Simultaneously a recycling unit and a 3D printer, the Refabricator was developed by TUI (Tethers Unlimited Inc) which is responsible for manufacturing the recycling system, in close collaboration with NASA.
An ecosystem of sustainable manufacturing
Once in space, the very first recycle and 3D printer the size of a minifridge will be entrusted with a very special mission: recycling the waste and parts of various shapes and sizes found aboard into high-quality plastic filaments. The filaments will then be placed in the 3D printer portion of the machine and will be converted into new tools or spare parts. This new technology is said to demonstrate “a sustainable model for the manufacture, recycling and re-use of parts and waste in long-term space exploration missions” and to considerably reduce the need to constantly launch new equipment and new parts for repairs and maintenance.

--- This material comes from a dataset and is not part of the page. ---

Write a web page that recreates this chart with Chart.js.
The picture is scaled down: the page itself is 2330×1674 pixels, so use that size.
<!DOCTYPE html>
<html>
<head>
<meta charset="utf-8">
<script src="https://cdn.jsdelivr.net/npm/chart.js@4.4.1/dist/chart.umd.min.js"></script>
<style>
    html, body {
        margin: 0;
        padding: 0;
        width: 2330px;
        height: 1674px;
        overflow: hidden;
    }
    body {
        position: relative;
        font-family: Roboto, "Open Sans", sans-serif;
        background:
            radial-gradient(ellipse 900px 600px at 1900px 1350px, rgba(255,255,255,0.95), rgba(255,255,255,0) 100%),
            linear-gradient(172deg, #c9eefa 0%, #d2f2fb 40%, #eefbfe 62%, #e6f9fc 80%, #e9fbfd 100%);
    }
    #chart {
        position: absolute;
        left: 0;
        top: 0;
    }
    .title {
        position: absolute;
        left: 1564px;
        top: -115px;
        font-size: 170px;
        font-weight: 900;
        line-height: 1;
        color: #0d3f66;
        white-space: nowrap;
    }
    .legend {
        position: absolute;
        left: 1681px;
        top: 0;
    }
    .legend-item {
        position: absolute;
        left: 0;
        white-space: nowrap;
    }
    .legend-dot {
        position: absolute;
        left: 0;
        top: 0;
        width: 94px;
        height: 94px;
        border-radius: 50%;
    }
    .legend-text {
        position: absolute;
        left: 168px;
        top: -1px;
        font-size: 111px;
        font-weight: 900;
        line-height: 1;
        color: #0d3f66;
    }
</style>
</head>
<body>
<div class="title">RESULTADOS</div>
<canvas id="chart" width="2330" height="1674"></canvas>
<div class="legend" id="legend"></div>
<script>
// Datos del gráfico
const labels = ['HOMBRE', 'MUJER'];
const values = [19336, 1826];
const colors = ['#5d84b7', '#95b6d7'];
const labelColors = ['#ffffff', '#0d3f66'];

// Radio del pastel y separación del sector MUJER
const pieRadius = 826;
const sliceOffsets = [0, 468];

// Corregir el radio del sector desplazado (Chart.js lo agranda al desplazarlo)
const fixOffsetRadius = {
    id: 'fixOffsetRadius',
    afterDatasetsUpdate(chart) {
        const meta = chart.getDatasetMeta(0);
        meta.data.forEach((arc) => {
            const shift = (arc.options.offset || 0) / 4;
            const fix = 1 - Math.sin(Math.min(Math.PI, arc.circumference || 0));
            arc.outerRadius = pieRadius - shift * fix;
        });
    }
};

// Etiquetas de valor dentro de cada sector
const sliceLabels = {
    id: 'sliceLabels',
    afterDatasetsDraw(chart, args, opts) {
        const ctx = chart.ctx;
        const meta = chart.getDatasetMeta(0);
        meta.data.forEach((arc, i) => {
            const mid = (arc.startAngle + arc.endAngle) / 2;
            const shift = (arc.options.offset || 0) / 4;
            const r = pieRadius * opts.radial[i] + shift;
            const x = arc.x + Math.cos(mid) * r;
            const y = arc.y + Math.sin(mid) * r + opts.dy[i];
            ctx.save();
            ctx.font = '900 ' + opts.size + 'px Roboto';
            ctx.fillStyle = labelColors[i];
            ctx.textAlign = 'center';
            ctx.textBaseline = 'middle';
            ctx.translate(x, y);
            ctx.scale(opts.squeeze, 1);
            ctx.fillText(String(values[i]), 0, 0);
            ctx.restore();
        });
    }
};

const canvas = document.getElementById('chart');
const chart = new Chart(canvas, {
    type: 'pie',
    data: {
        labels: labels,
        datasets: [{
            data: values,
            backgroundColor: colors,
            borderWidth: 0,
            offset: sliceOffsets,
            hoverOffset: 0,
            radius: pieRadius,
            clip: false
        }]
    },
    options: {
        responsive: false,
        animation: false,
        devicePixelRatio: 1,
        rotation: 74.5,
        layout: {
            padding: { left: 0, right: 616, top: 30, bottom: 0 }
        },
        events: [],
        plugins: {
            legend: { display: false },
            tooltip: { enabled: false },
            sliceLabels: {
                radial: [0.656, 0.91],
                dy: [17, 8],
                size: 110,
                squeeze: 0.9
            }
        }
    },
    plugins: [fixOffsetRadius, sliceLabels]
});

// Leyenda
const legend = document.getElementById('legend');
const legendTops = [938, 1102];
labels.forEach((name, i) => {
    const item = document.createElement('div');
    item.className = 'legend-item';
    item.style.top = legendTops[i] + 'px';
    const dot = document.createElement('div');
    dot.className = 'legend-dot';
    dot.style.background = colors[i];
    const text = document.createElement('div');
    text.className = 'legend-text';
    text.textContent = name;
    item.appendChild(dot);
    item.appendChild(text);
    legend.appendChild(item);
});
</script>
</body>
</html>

Manufacturing spare parts on demand
So far, the 3D printer was tested in NASA’s Marshall Space Flight Center in Alabama and was sent to the space station on a refuelling flight in November. By 2020, NASA aims to create a fabrication laboratory, or FabLab which “will enable astronauts to select what they want or what they need from a catalogue of parts, and then simply press a button to create it", said Niki Werkheiser, Head of In-Space Manufacturing at the Marshall Space Flight Center.
Refabricator is a key component of NASA’s In-Space Manufacturing (ISM) technological development roadmap.